• WORK TO BE COMPLETED:
Do not include the pictures; repeat the rest of the data exactly.

• INFORMATION SUPPLIED:
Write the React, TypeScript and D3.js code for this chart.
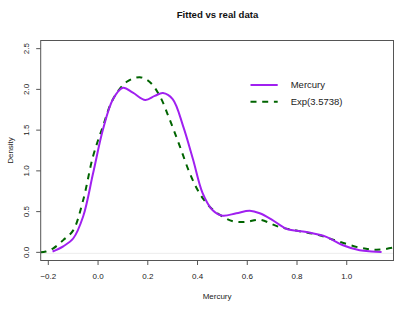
import React from 'react';
import * as d3 from 'd3';

// Mercury kernel density
const mercuryX = [-0.183, -0.14, -0.10, -0.06, -0.02, 0.02, 0.06, 0.10, 0.14, 0.19, 0.228, 0.261, 0.30, 0.342, 0.382, 0.42, 0.46, 0.50, 0.556, 0.61, 0.65, 0.70, 0.757, 0.838, 0.918, 0.985, 1.052, 1.10, 1.14];
const mercuryY = [0.01, 0.074, 0.17, 0.44, 0.97, 1.51, 1.88, 2.02, 1.96, 1.87, 1.92, 1.955, 1.88, 1.55, 1.14, 0.73, 0.52, 0.45, 0.48, 0.51, 0.48, 0.40, 0.29, 0.25, 0.19, 0.087, 0.025, 0.01, 0.004];

// fitted Exp(3.5738) curve
const fittedX = [-0.231, -0.21, -0.18, -0.14, -0.10, -0.06, -0.02, 0.02, 0.06, 0.114, 0.168, 0.208, 0.248, 0.288, 0.329, 0.369, 0.409, 0.449, 0.49, 0.543, 0.597, 0.65, 0.73, 0.81, 0.89, 0.97, 1.052, 1.10, 1.14, 1.19];
const fittedY = [0.0, 0.01, 0.05, 0.15, 0.27, 0.64, 1.18, 1.55, 1.88, 2.09, 2.15, 2.09, 1.92, 1.63, 1.30, 0.97, 0.72, 0.56, 0.46, 0.38, 0.375, 0.40, 0.31, 0.26, 0.21, 0.13, 0.058, 0.035, 0.035, 0.06];

const xTicks = [-0.2, 0.0, 0.2, 0.4, 0.6, 0.8, 1.0];
const yTicks = [0.0, 0.5, 1.0, 1.5, 2.0, 2.5];
const legendLabels = ['Mercury', 'Exp(3.5738)'];

const W = 415;
const H = 312;
const box = { left: 40.7, right: 393.5, top: 40.5, bottom: 260.5 };
const FONT = '"Liberation Sans", Arial, Helvetica, sans-serif';
const PURPLE = '#a020f0';
const GREEN = '#006400';

export default function App() {
  const x = d3.scaleLinear().domain([-0.2306, 1.188]).range([box.left, box.right]);
  const y = d3.scaleLinear().domain([-0.1, 2.6]).range([box.bottom, box.top]);

  const line = d3.line<[number, number]>()
    .x(d => x(d[0]))
    .y(d => y(d[1]))
    .curve(d3.curveCatmullRom.alpha(0.5));

  const mercury = mercuryX.map((v, i) => [v, mercuryY[i]] as [number, number]);
  const fitted = fittedX.map((v, i) => [v, fittedY[i]] as [number, number]);

  const cx = (box.left + box.right) / 2;
  const cy = (box.top + box.bottom) / 2;

  return (
    <div style={{ position: 'absolute', left: 0, top: 0 }}>
      <svg width={W} height={H} style={{ display: 'block', background: '#fff' }} fontFamily={FONT}>
        <defs>
          <clipPath id="plotClip">
            <rect x={box.left} y={box.top} width={box.right - box.left} height={box.bottom - box.top} />
          </clipPath>
        </defs>

        <text x={217.5} y={18} textAnchor="middle" fontSize={9.6} fontWeight="bold" fill="#111">
          Fitted vs real data
        </text>

        {/* faint zero line */}
        <line x1={box.left} x2={box.right} y1={y(0) + 1} y2={y(0) + 1} stroke="#ececec" strokeWidth={1} />

        <g clipPath="url(#plotClip)">
          <path d={line(fitted) || ''} fill="none" stroke={GREEN} strokeWidth={2} strokeDasharray="6,5.7" />
          <path d={line(mercury) || ''} fill="none" stroke={PURPLE} strokeWidth={2} />
        </g>

        <rect x={box.left} y={box.top} width={box.right - box.left} height={box.bottom - box.top}
          fill="none" stroke="#555" strokeWidth={1} />

        {/* x axis */}
        {xTicks.map(t => (
          <g key={'x' + t}>
            <line x1={x(t)} x2={x(t)} y1={box.bottom} y2={box.bottom + 4.5} stroke="#555" />
            <text x={x(t)} y={279} textAnchor="middle" fontSize={8} fill="#222">
              {t < 0 ? '\u2212' + Math.abs(t).toFixed(1) : t.toFixed(1)}
            </text>
          </g>
        ))}
        <text x={cx} y={298.5} textAnchor="middle" fontSize={8} fill="#222">Mercury</text>

        {/* y axis */}
        {yTicks.map(t => (
          <g key={'y' + t}>
            <line x1={box.left - 4.5} x2={box.left} y1={y(t)} y2={y(t)} stroke="#555" />
            <text transform={`translate(28.5,${y(t)}) rotate(-90)`} textAnchor="middle" fontSize={8} fill="#222">
              {t.toFixed(1)}
            </text>
          </g>
        ))}
        <text transform={`translate(12.5,${cy}) rotate(-90)`} textAnchor="middle" fontSize={8} fill="#222">Density</text>

        {/* legend */}
        <line x1={250.5} x2={277.7} y1={85} y2={85} stroke={PURPLE} strokeWidth={2} />
        <line x1={250.5} x2={277.7} y1={101.8} y2={101.8} stroke={GREEN} strokeWidth={2} strokeDasharray="6,5.7" />
        {legendLabels.map((l, i) => (
          <text key={l} x={290.7} y={88.4 + i * 16.8} fontSize={9.5} fill="#222">{l}</text>
        ))}
      </svg>
    </div>
  );
}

• FINISHED TASK:
Write the React, TypeScript and D3.js code for this chart.
import React from 'react';
import * as d3 from 'd3';

// Mercury kernel density
const mercuryX = [-0.183, -0.14, -0.10, -0.06, -0.02, 0.02, 0.06, 0.10, 0.14, 0.19, 0.228, 0.261, 0.30, 0.342, 0.382, 0.42, 0.46, 0.50, 0.556, 0.61, 0.65, 0.70, 0.757, 0.838, 0.918, 0.985, 1.052, 1.10, 1.14];
const mercuryY = [0.01, 0.074, 0.17, 0.44, 0.97, 1.51, 1.88, 2.02, 1.96, 1.87, 1.92, 1.955, 1.88, 1.55, 1.14, 0.73, 0.52, 0.45, 0.48, 0.51, 0.48, 0.40, 0.29, 0.25, 0.19, 0.087, 0.025, 0.01, 0.004];

// fitted Exp(3.5738) curve
const fittedX = [-0.231, -0.21, -0.18, -0.14, -0.10, -0.06, -0.02, 0.02, 0.06, 0.114, 0.168, 0.208, 0.248, 0.288, 0.329, 0.369, 0.409, 0.449, 0.49, 0.543, 0.597, 0.65, 0.73, 0.81, 0.89, 0.97, 1.052, 1.10, 1.14, 1.19];
const fittedY = [0.0, 0.01, 0.05, 0.15, 0.27, 0.64, 1.18, 1.55, 1.88, 2.09, 2.15, 2.09, 1.92, 1.63, 1.30, 0.97, 0.72, 0.56, 0.46, 0.38, 0.375, 0.40, 0.31, 0.26, 0.21, 0.13, 0.058, 0.035, 0.035, 0.06];

const xTicks = [-0.2, 0.0, 0.2, 0.4, 0.6, 0.8, 1.0];
const yTicks = [0.0, 0.5, 1.0, 1.5, 2.0, 2.5];
const legendLabels = ['Mercury', 'Exp(3.5738)'];

const W = 415;
const H = 312;
const box = { left: 40.7, right: 393.5, top: 40.5, bottom: 260.5 };
const FONT = '"Liberation Sans", Arial, Helvetica, sans-serif';
const PURPLE = '#a020f0';
const GREEN = '#006400';

export default function App() {
  const x = d3.scaleLinear().domain([-0.2306, 1.188]).range([box.left, box.right]);
  const y = d3.scaleLinear().domain([-0.1, 2.6]).range([box.bottom, box.top]);

  const line = d3.line<[number, number]>()
    .x(d => x(d[0]))
    .y(d => y(d[1]))
    .curve(d3.curveCatmullRom.alpha(0.5));

  const mercury = mercuryX.map((v, i) => [v, mercuryY[i]] as [number, number]);
  const fitted = fittedX.map((v, i) => [v, fittedY[i]] as [number, number]);

  const cx = (box.left + box.right) / 2;
  const cy = (box.top + box.bottom) / 2;

  return (
    <div style={{ position: 'absolute', left: 0, top: 0 }}>
      <svg width={W} height={H} style={{ display: 'block', background: '#fff' }} fontFamily={FONT}>
        <defs>
          <clipPath id="plotClip">
            <rect x={box.left} y={box.top} width={box.right - box.left} height={box.bottom - box.top} />
          </clipPath>
        </defs>

        <text x={217.5} y={18} textAnchor="middle" fontSize={9.6} fontWeight="bold" fill="#111">
          Fitted vs real data
        </text>

        {/* faint zero line */}
        <line x1={box.left} x2={box.right} y1={y(0) + 1} y2={y(0) + 1} stroke="#ececec" strokeWidth={1} />

        <g clipPath="url(#plotClip)">
          <path d={line(fitted) || ''} fill="none" stroke={GREEN} strokeWidth={2} strokeDasharray="6,5.7" />
          <path d={line(mercury) || ''} fill="none" stroke={PURPLE} strokeWidth={2} />
        </g>

        <rect x={box.left} y={box.top} width={box.right - box.left} height={box.bottom - box.top}
          fill="none" stroke="#555" strokeWidth={1} />

        {/* x axis */}
        {xTicks.map(t => (
          <g key={'x' + t}>
            <line x1={x(t)} x2={x(t)} y1={box.bottom} y2={box.bottom + 4.5} stroke="#555" />
            <text x={x(t)} y={279} textAnchor="middle" fontSize={8} fill="#222">
              {t < 0 ? '\u2212' + Math.abs(t).toFixed(1) : t.toFixed(1)}
            </text>
          </g>
        ))}
        <text x={cx} y={298.5} textAnchor="middle" fontSize={8} fill="#222">Mercury</text>

        {/* y axis */}
        {yTicks.map(t => (
          <g key={'y' + t}>
            <line x1={box.left - 4.5} x2={box.left} y1={y(t)} y2={y(t)} stroke="#555" />
            <text transform={`translate(28.5,${y(t)}) rotate(-90)`} textAnchor="middle" fontSize={8} fill="#222">
              {t.toFixed(1)}
            </text>
          </g>
        ))}
        <text transform={`translate(12.5,${cy}) rotate(-90)`} textAnchor="middle" fontSize={8} fill="#222">Density</text>

        {/* legend */}
        <line x1={250.5} x2={277.7} y1={85} y2={85} stroke={PURPLE} strokeWidth={2} />
        <line x1={250.5} x2={277.7} y1={101.8} y2={101.8} stroke={GREEN} strokeWidth={2} strokeDasharray="6,5.7" />
        {legendLabels.map((l, i) => (
          <text key={l} x={290.7} y={88.4 + i * 16.8} fontSize={9.5} fill="#222">{l}</text>
        ))}
      </svg>
    </div>
  );
}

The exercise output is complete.